As spring firmly establishes itself across the U.S. with warmer weather and increased daylight, healthcare workers have finally seen the number of seasonal influenza cases subside. This winter’s 2017-2018 flu season was one of the worst in recent memory, with the Center for Disease Control (CDC) reporting over 30,000 confirmed cases of the flu resulting in hospitalization this year. Ironically, this year marked the 100th anniversary of the Spanish Flu Pandemic of 1918, which infected an estimated 500 million people worldwide and killed anywhere from 20 to 50 million people, nearly a third of the world’s population at the time. Each year sees a new flu vaccine targeted at the viral strains predicted to be most prevalent in that season, but because the disease is a virus, it can undergo rapid mutations and render vaccines ineffective against many of the circulating strains. The U.S. Agency for International Development, along with the CDC, closely monitors the flu, along with a number of other viruses that have been identified as possible pandemic threats. With the knowledge that an influenza pandemic could be right around the corner at any time, pharmaceutical companies, research institutions, and government health entities are aiming to develop a universally-effective flu vaccine that will protect against existing strains of the influenza virus as well as any new strains that could develop.
Flu Vaccine Variants
Flu vaccines in the United States come in three variants. The egg-based vaccine has been around the longest, going back over 70 years. This technology involves injecting a live flu virus strain into a chicken’s egg and allowing the virus to replicate for a number of days, after which time the virus-containing fluid is extracted from the egg. The virus can either be killed for injectable flu shots or weakened and taken as a nasal spray. Cell-based flu vaccines, a second variety, use mammalian cells instead of chicken eggs to replicate the virus and extract and purify the viral antigen. Finally, the newest technology approved by the FDA in 2013 is the recombinant flu vaccine. Viral protein is isolated from a naturally-occurring flu virus and then combined with portions of another virus grown in insect cells. The recombinant virus is replicated in insect cells, then the protein is harvested and purified. The recombinant method takes the shortest amount of time to produce a flu vaccine and is the technology upon which a number of universal flu vaccine patents are based. At present, 69 patents for a universal flu vaccine exist worldwide, a recent example of which being US9688965B2, entitled “Recombinant neuraminidase and uses thereof”.
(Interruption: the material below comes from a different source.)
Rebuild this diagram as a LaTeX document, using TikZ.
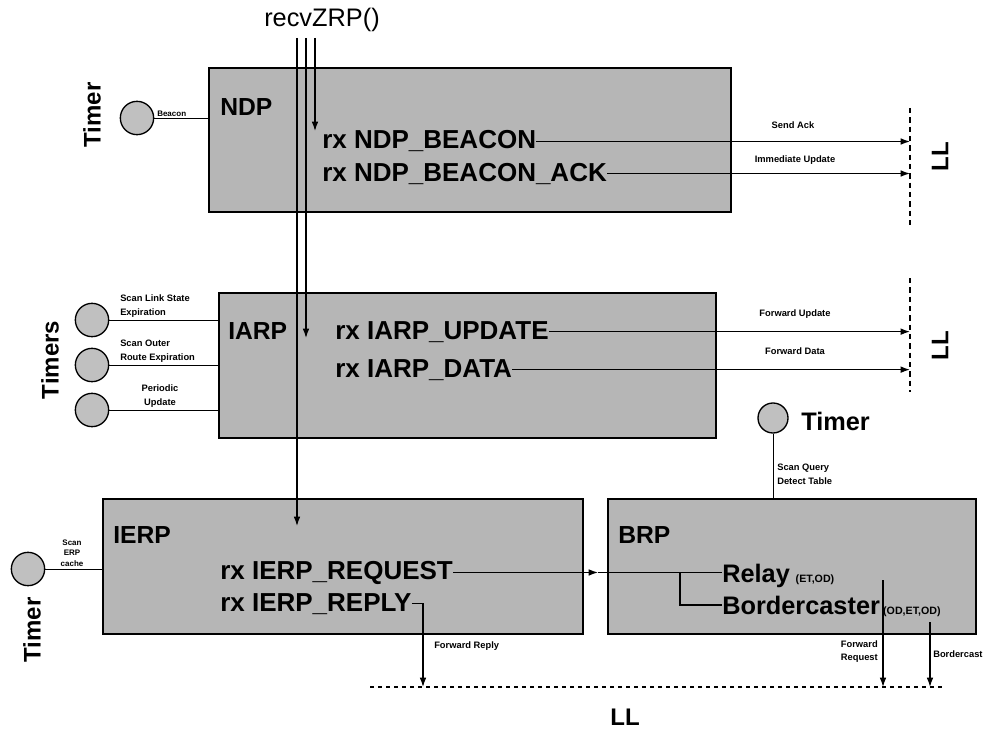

Top Flu Vaccine Patent Owners
In the United States, commercially-available flu vaccines are produced by pharmaceutical companies in the private sector, often receiving sponsorship and/or funding from governmental organizations such as the National Institutes of Health (NIH). On May 8th of this year, a division of the NIH, the National Institute of Allergy and Infectious Diseases, announced its sponsorship of a global flu vaccine currently being produced by the Israeli-based company BiondVax Pharmaceuticals. This is not the first universal flu vaccine to be developed, however. Ten years ago, VGX International Inc. entered into a collaborative license agreement with Inovio Biomedical Corporation for the joint development of a universal flu vaccine to be available throughout Asia.
VGX International Inc. Collaborative License Agreement
Patent applications in the field began in 2007, with the first grant coming in 2011. Currently, the five top owners for patents in the field include:
- Panacea Biotech Ltd (14)
- The Secretary of State for Health (9)
- The Wistor Institute for Anatomy and Biology (8)
- Georgia State University Research Foundation Inc. (4)
- Mogam Biotechnology Research Institute (4)
Universal Vaccine: Closer Than You Think
While the CDC recommends everyone over 6 months of age receive an annual flu vaccine, only about 1/3rd of Americans received it this year. Worldwide, a general apathy exists towards consistently getting vaccinated against the flu. A survey in Australia conducted this year found that about 50% of Australians did not plan on getting vaccinated this year, the most common reasons being disbelief in its effectiveness and “not getting around to it.” Regardless of these statistics, pharmaceutical companies are still investing heavily in the development of a universal flu vaccine that will provide protection against existing and future strains. If this vaccine has a higher efficacy rate (on average, seasonal flu vaccines are anywhere from 10-60% effective against contracting the illness), consumers may be more motivated to get one yearly. With governmental organizations and private-sector pharmaceutical companies working together, a universal flu vaccine is poised to come to market sooner rather than later.